Every morning, Tim Smith and his nine-year-old son leave their Bronx home at 7:30, catch a MetroNorth train to 125th Street and then board the M60 bus into Queens—all so the third-grader can attend P.S. 85 in Astoria, home to one of New York City’s handful of citywide gifted-and-talented programs.
Even so, they brace themselves for an even more difficult journey ahead: Finding a middle school.
In 2009, when P.S. 85’s program opened as part of an effort to expand gifted education, the Department of Education pledged “to identify nearby middle schools where students in these programs can continue after fifth grade.” But last month, responding to parents’ pleas to make good on the promise, the department informed them that P.S. 85 cannot handle expansion into a middle school because it is already “operating close to 100 percent capacity.” It said students in the gifted program — called the STEM Academy (it stands for Science, Technology, Enrichment and Math) — must go to middle school elsewhere.
STEM is the only citywide gifted-and-talented elementary school program that ends at the end of fifth grade. Three of the four other citywide programs –Manhattan’s Anderson School and TAG Young Scholars, as well as the Brooklyn School of Inquiry — continue through eighth grade, and Manhattan’s NEST+M carries students through the end of high school.

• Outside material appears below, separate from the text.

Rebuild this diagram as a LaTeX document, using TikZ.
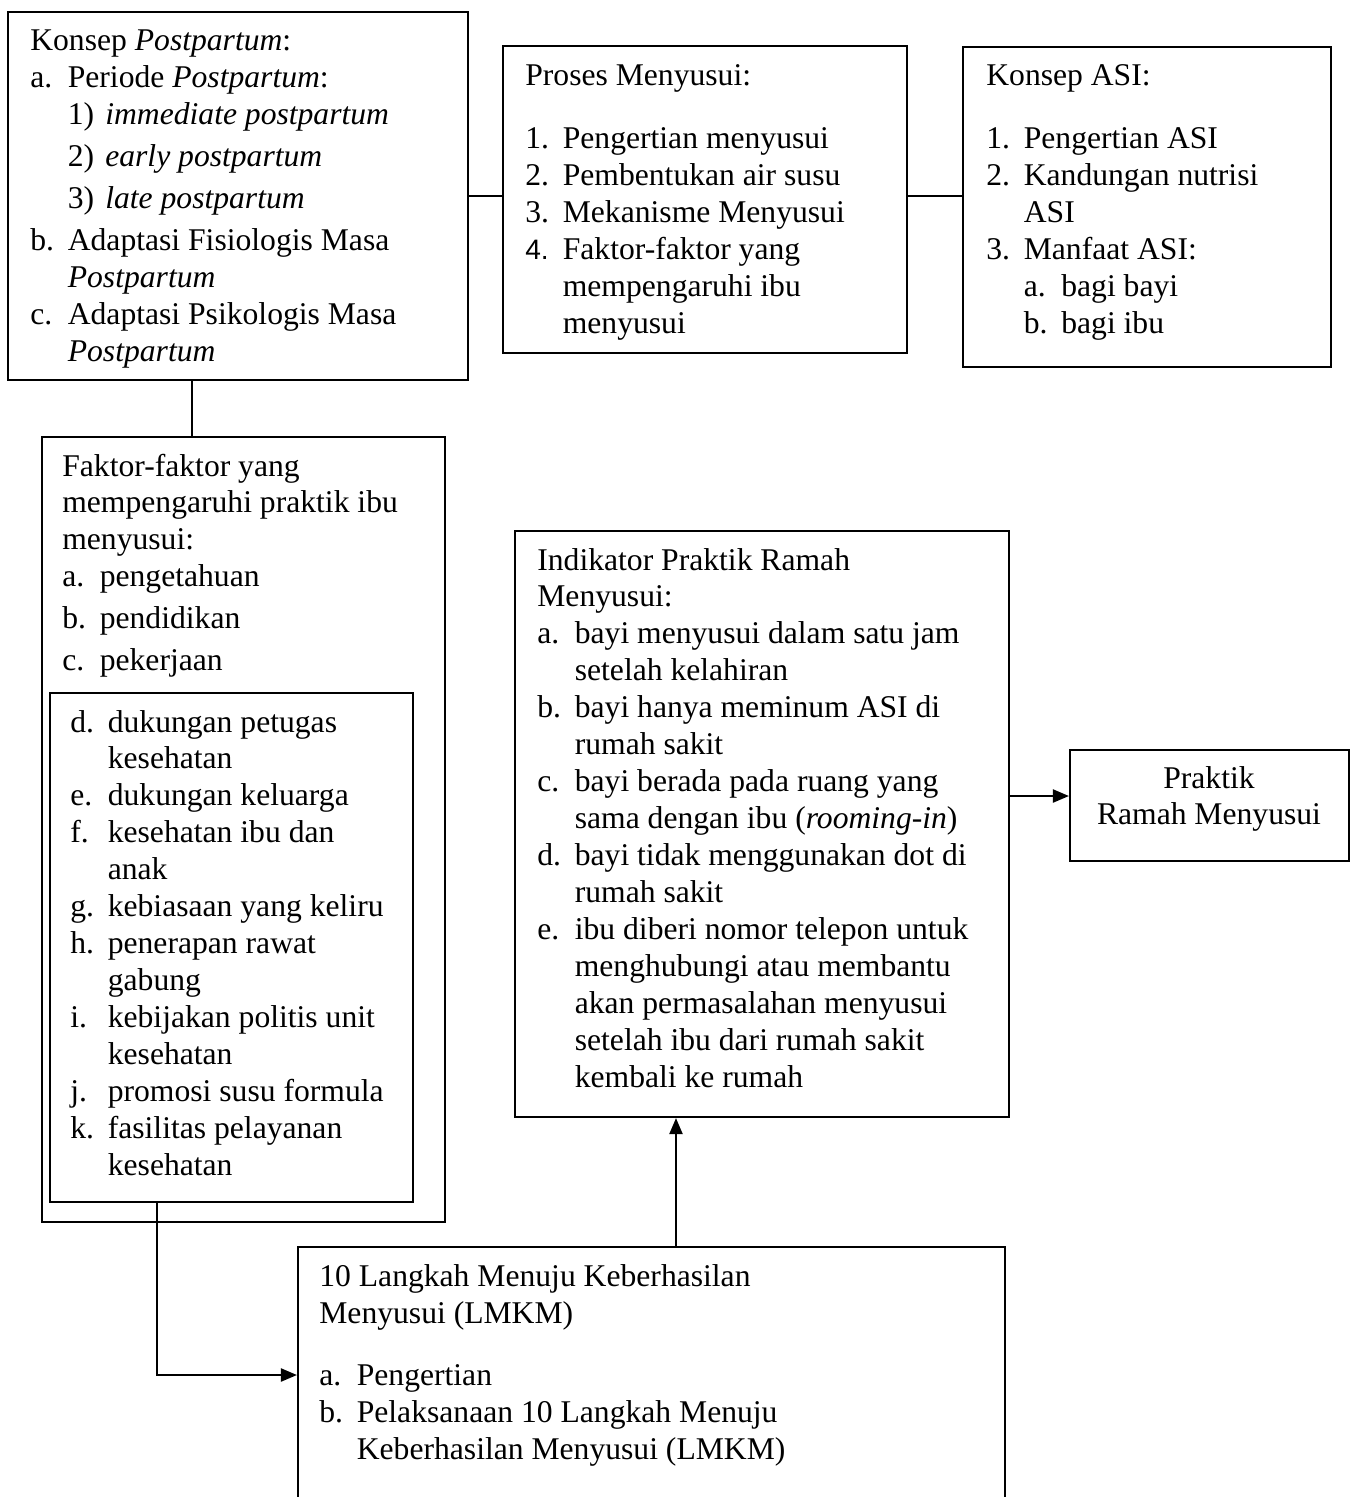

“The school was meant to be a peer for the other citywide gifted programs, and admission to a middle school program was supposed to be seamless,” said Smith.
STEM parents say all that they are looking for is a guarantee that the kids will have a place to go for grades 6 through 8. A resolution supporting this effort is expected to be passed Wednesday night at a meeting of the Community Education Council for District 30.
“STEM is the forgotten citywide program because it’s not Brooklyn or Manhattan. We are the only one that’s not K-through-8, we sort of feel like the forgotten citywide program,” said Michal Melamed, whose first-grade son commutes to P.S. 85 from Manhattan. “We want equity with the other citywide programs.”
For now, parents must decide whether to try to procure a spot in the other citywide programs (a long shot) or seek alternatives for middle school.
“There is a fair amount of scientific literature that suggests that it’s really hard for kids to switch school in middle school,” said Melamed. “Data suggests that having a K-through-8 model is how most of our schools should run.”
Other parents note that while 50 new middle schools will open over the next two years, none has been designated for a citywide gifted program.
The neglect, parents say, reflects a shift in priorities at the Department of Education. Under former schools chancellor Joel Klein, gifted education expanded at a rapid clip, with an eye on keeping young families in the city and choosing public schools. In 2009, gifted schools opened in Brooklyn and Queens, including P.S. 85. Even more were promised on the way.
“We’re going to open citywide programs in other parts of the city in the coming years as we continue to increase our outreach about the admissions process and identify as many of our City’s gifted students as possible,” wrote Klein in a March 2009 press release.
Now, the office of gifted education, formerly run by Anna Commitante, no longer exists. The Department of Education did not return repeated calls and emails for comment. Parents say the office was dismantled amid transitions from Klein to former schools chancellor Cathie Black in favor of a more inclusive approach to education.
The office was “for people who were not just figuring out enrollment and doing testing, which is all they do now,” said parent Michele Noris, who has a child at P.S. 85. “There were people who were working on curriculums and creating programs. … Focus away from gifted and talented program is, I think, part of an overall approach to heterogeneous classes.”
Parents at P.S. 85 say the absence of a middle school diminishes the appeal of their program.
Last week, parents of children entering kindergarten through second grade received admissions results notifying them whether their children qualify for the gifted and talented programs in public schools. To enter a program such as P.S. 85’s, children must have scored in the 97th percentile or above. To qualify for gifted programs at the district level, students must score above 90 percent.
Snagging a spot is hardly easy, and demand is growing. Last year, nearly 40,000 children took tests to get into gifted programs from kindergarten to third grade. Of that group, 14,088 students tested for kindergarten, and less than one-third earned a passing score.
Even then, admission is not guaranteed. Families rank preferences among citywide and district gifted-and-talented programs. Of the 1,803 qualified children for citywide programs, only 300 seats were available last year, representing a 6 percent admission rate — odds that are lower than Harvard or Yale’s.
Advocates of gifted-and-talented programs believe that these programs are integral and many children who should have access to the programs are still being overlooked.
“School is about learning and every kid should learn. They shouldn’t be waiting in their seats. It’s horrific to me; it’s immoral,” said Mary Kay Lewis, president of Advocacy for Gifted and Talented Education. “These kids need to be identified.”